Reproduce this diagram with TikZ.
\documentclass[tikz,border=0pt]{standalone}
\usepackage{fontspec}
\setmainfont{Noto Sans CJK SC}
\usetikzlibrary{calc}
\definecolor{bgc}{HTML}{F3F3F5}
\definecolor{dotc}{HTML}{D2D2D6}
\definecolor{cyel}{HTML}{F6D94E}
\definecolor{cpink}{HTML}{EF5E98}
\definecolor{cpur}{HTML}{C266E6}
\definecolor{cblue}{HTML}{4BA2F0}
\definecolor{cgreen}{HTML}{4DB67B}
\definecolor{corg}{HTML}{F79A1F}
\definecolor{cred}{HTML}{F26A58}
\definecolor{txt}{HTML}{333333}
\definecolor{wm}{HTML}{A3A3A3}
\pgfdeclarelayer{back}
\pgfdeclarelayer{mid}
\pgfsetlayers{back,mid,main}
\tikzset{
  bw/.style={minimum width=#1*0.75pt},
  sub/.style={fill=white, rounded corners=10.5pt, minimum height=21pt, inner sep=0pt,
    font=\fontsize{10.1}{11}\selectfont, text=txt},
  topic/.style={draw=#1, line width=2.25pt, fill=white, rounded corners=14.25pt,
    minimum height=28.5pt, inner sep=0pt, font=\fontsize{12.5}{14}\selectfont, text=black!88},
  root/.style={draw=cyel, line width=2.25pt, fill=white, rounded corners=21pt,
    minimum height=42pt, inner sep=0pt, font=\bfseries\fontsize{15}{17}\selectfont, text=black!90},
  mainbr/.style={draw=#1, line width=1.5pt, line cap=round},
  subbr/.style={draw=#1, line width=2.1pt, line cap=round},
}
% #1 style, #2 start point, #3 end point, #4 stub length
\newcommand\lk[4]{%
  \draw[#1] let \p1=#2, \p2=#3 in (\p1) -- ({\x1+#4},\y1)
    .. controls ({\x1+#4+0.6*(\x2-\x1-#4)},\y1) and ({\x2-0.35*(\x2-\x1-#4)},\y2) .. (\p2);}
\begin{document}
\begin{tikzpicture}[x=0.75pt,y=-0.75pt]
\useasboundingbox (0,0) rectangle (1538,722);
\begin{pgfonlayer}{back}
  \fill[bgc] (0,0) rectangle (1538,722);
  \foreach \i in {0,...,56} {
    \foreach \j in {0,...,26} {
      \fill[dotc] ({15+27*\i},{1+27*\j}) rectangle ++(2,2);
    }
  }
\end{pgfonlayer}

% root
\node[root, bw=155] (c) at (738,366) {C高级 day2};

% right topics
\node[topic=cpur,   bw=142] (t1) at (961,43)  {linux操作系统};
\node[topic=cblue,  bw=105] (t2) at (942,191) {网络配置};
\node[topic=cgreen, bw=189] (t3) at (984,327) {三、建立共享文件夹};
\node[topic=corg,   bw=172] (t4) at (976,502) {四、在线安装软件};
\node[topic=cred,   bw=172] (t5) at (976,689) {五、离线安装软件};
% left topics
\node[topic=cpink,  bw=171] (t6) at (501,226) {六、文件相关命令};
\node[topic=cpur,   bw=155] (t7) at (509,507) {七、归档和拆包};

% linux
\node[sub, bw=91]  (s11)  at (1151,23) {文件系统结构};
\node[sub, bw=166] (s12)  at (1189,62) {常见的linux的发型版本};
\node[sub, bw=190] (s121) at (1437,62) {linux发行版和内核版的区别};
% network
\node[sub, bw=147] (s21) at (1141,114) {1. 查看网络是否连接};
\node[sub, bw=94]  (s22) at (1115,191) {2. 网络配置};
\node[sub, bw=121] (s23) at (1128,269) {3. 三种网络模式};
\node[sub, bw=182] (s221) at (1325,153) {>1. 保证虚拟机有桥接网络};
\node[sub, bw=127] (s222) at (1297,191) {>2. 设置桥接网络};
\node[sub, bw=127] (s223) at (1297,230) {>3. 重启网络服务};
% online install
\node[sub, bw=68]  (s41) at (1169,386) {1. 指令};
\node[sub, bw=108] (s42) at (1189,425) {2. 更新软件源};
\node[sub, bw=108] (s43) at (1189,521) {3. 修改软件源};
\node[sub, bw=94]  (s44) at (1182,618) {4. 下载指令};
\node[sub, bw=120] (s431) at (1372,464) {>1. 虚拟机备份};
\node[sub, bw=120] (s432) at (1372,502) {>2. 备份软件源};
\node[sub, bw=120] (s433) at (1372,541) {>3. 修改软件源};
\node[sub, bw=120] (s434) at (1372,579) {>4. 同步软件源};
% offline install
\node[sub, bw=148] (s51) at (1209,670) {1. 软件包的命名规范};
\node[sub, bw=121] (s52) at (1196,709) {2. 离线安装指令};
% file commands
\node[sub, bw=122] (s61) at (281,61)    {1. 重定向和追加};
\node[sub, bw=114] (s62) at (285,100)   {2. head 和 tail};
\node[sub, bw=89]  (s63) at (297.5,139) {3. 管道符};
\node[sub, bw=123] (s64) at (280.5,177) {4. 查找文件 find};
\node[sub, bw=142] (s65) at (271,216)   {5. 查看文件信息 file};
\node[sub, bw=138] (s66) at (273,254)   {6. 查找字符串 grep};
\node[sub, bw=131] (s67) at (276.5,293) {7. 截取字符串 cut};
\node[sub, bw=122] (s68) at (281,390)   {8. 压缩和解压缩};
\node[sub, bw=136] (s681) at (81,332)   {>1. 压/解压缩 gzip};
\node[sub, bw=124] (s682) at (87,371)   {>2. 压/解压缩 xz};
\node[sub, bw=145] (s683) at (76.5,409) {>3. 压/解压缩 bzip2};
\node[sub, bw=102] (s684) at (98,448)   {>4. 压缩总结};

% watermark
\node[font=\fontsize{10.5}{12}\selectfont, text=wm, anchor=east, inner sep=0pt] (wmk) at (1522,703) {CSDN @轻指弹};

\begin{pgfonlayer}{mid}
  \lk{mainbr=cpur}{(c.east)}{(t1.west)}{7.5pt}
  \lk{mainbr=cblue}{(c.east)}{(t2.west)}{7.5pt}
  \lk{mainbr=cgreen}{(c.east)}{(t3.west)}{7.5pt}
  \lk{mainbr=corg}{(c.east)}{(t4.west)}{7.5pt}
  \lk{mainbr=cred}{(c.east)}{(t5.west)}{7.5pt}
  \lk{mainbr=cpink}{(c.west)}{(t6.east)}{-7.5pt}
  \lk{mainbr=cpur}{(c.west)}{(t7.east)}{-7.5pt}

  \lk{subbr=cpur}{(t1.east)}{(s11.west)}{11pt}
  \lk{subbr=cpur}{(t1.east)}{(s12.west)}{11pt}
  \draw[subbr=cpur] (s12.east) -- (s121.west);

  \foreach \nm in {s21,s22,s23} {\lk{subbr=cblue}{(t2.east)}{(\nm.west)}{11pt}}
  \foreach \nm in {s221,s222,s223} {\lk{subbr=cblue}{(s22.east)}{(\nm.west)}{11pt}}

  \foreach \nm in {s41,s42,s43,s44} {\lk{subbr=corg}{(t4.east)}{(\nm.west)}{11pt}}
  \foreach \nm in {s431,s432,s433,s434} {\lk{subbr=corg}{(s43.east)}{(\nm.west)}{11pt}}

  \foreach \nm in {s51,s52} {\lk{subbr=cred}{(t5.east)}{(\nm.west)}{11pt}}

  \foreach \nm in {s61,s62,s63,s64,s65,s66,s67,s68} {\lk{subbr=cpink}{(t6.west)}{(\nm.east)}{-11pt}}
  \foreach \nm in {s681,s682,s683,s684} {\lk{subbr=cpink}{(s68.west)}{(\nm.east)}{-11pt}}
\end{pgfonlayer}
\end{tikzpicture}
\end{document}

Exercise instructions:
Please return the data above exactly as given.

Correct output:
Reproduce this diagram with TikZ.
\documentclass[tikz,border=0pt]{standalone}
\usepackage{fontspec}
\setmainfont{Noto Sans CJK SC}
\usetikzlibrary{calc}
\definecolor{bgc}{HTML}{F3F3F5}
\definecolor{dotc}{HTML}{D2D2D6}
\definecolor{cyel}{HTML}{F6D94E}
\definecolor{cpink}{HTML}{EF5E98}
\definecolor{cpur}{HTML}{C266E6}
\definecolor{cblue}{HTML}{4BA2F0}
\definecolor{cgreen}{HTML}{4DB67B}
\definecolor{corg}{HTML}{F79A1F}
\definecolor{cred}{HTML}{F26A58}
\definecolor{txt}{HTML}{333333}
\definecolor{wm}{HTML}{A3A3A3}
\pgfdeclarelayer{back}
\pgfdeclarelayer{mid}
\pgfsetlayers{back,mid,main}
\tikzset{
  bw/.style={minimum width=#1*0.75pt},
  sub/.style={fill=white, rounded corners=10.5pt, minimum height=21pt, inner sep=0pt,
    font=\fontsize{10.1}{11}\selectfont, text=txt},
  topic/.style={draw=#1, line width=2.25pt, fill=white, rounded corners=14.25pt,
    minimum height=28.5pt, inner sep=0pt, font=\fontsize{12.5}{14}\selectfont, text=black!88},
  root/.style={draw=cyel, line width=2.25pt, fill=white, rounded corners=21pt,
    minimum height=42pt, inner sep=0pt, font=\bfseries\fontsize{15}{17}\selectfont, text=black!90},
  mainbr/.style={draw=#1, line width=1.5pt, line cap=round},
  subbr/.style={draw=#1, line width=2.1pt, line cap=round},
}
% #1 style, #2 start point, #3 end point, #4 stub length
\newcommand\lk[4]{%
  \draw[#1] let \p1=#2, \p2=#3 in (\p1) -- ({\x1+#4},\y1)
    .. controls ({\x1+#4+0.6*(\x2-\x1-#4)},\y1) and ({\x2-0.35*(\x2-\x1-#4)},\y2) .. (\p2);}
\begin{document}
\begin{tikzpicture}[x=0.75pt,y=-0.75pt]
\useasboundingbox (0,0) rectangle (1538,722);
\begin{pgfonlayer}{back}
  \fill[bgc] (0,0) rectangle (1538,722);
  \foreach \i in {0,...,56} {
    \foreach \j in {0,...,26} {
      \fill[dotc] ({15+27*\i},{1+27*\j}) rectangle ++(2,2);
    }
  }
\end{pgfonlayer}

% root
\node[root, bw=155] (c) at (738,366) {C高级 day2};

% right topics
\node[topic=cpur,   bw=142] (t1) at (961,43)  {linux操作系统};
\node[topic=cblue,  bw=105] (t2) at (942,191) {网络配置};
\node[topic=cgreen, bw=189] (t3) at (984,327) {三、建立共享文件夹};
\node[topic=corg,   bw=172] (t4) at (976,502) {四、在线安装软件};
\node[topic=cred,   bw=172] (t5) at (976,689) {五、离线安装软件};
% left topics
\node[topic=cpink,  bw=171] (t6) at (501,226) {六、文件相关命令};
\node[topic=cpur,   bw=155] (t7) at (509,507) {七、归档和拆包};

% linux
\node[sub, bw=91]  (s11)  at (1151,23) {文件系统结构};
\node[sub, bw=166] (s12)  at (1189,62) {常见的linux的发型版本};
\node[sub, bw=190] (s121) at (1437,62) {linux发行版和内核版的区别};
% network
\node[sub, bw=147] (s21) at (1141,114) {1. 查看网络是否连接};
\node[sub, bw=94]  (s22) at (1115,191) {2. 网络配置};
\node[sub, bw=121] (s23) at (1128,269) {3. 三种网络模式};
\node[sub, bw=182] (s221) at (1325,153) {>1. 保证虚拟机有桥接网络};
\node[sub, bw=127] (s222) at (1297,191) {>2. 设置桥接网络};
\node[sub, bw=127] (s223) at (1297,230) {>3. 重启网络服务};
% online install
\node[sub, bw=68]  (s41) at (1169,386) {1. 指令};
\node[sub, bw=108] (s42) at (1189,425) {2. 更新软件源};
\node[sub, bw=108] (s43) at (1189,521) {3. 修改软件源};
\node[sub, bw=94]  (s44) at (1182,618) {4. 下载指令};
\node[sub, bw=120] (s431) at (1372,464) {>1. 虚拟机备份};
\node[sub, bw=120] (s432) at (1372,502) {>2. 备份软件源};
\node[sub, bw=120] (s433) at (1372,541) {>3. 修改软件源};
\node[sub, bw=120] (s434) at (1372,579) {>4. 同步软件源};
% offline install
\node[sub, bw=148] (s51) at (1209,670) {1. 软件包的命名规范};
\node[sub, bw=121] (s52) at (1196,709) {2. 离线安装指令};
% file commands
\node[sub, bw=122] (s61) at (281,61)    {1. 重定向和追加};
\node[sub, bw=114] (s62) at (285,100)   {2. head 和 tail};
\node[sub, bw=89]  (s63) at (297.5,139) {3. 管道符};
\node[sub, bw=123] (s64) at (280.5,177) {4. 查找文件 find};
\node[sub, bw=142] (s65) at (271,216)   {5. 查看文件信息 file};
\node[sub, bw=138] (s66) at (273,254)   {6. 查找字符串 grep};
\node[sub, bw=131] (s67) at (276.5,293) {7. 截取字符串 cut};
\node[sub, bw=122] (s68) at (281,390)   {8. 压缩和解压缩};
\node[sub, bw=136] (s681) at (81,332)   {>1. 压/解压缩 gzip};
\node[sub, bw=124] (s682) at (87,371)   {>2. 压/解压缩 xz};
\node[sub, bw=145] (s683) at (76.5,409) {>3. 压/解压缩 bzip2};
\node[sub, bw=102] (s684) at (98,448)   {>4. 压缩总结};

% watermark
\node[font=\fontsize{10.5}{12}\selectfont, text=wm, anchor=east, inner sep=0pt] (wmk) at (1522,703) {CSDN @轻指弹};

\begin{pgfonlayer}{mid}
  \lk{mainbr=cpur}{(c.east)}{(t1.west)}{7.5pt}
  \lk{mainbr=cblue}{(c.east)}{(t2.west)}{7.5pt}
  \lk{mainbr=cgreen}{(c.east)}{(t3.west)}{7.5pt}
  \lk{mainbr=corg}{(c.east)}{(t4.west)}{7.5pt}
  \lk{mainbr=cred}{(c.east)}{(t5.west)}{7.5pt}
  \lk{mainbr=cpink}{(c.west)}{(t6.east)}{-7.5pt}
  \lk{mainbr=cpur}{(c.west)}{(t7.east)}{-7.5pt}

  \lk{subbr=cpur}{(t1.east)}{(s11.west)}{11pt}
  \lk{subbr=cpur}{(t1.east)}{(s12.west)}{11pt}
  \draw[subbr=cpur] (s12.east) -- (s121.west);

  \foreach \nm in {s21,s22,s23} {\lk{subbr=cblue}{(t2.east)}{(\nm.west)}{11pt}}
  \foreach \nm in {s221,s222,s223} {\lk{subbr=cblue}{(s22.east)}{(\nm.west)}{11pt}}

  \foreach \nm in {s41,s42,s43,s44} {\lk{subbr=corg}{(t4.east)}{(\nm.west)}{11pt}}
  \foreach \nm in {s431,s432,s433,s434} {\lk{subbr=corg}{(s43.east)}{(\nm.west)}{11pt}}

  \foreach \nm in {s51,s52} {\lk{subbr=cred}{(t5.east)}{(\nm.west)}{11pt}}

  \foreach \nm in {s61,s62,s63,s64,s65,s66,s67,s68} {\lk{subbr=cpink}{(t6.west)}{(\nm.east)}{-11pt}}
  \foreach \nm in {s681,s682,s683,s684} {\lk{subbr=cpink}{(s68.west)}{(\nm.east)}{-11pt}}
\end{pgfonlayer}
\end{tikzpicture}
\end{document}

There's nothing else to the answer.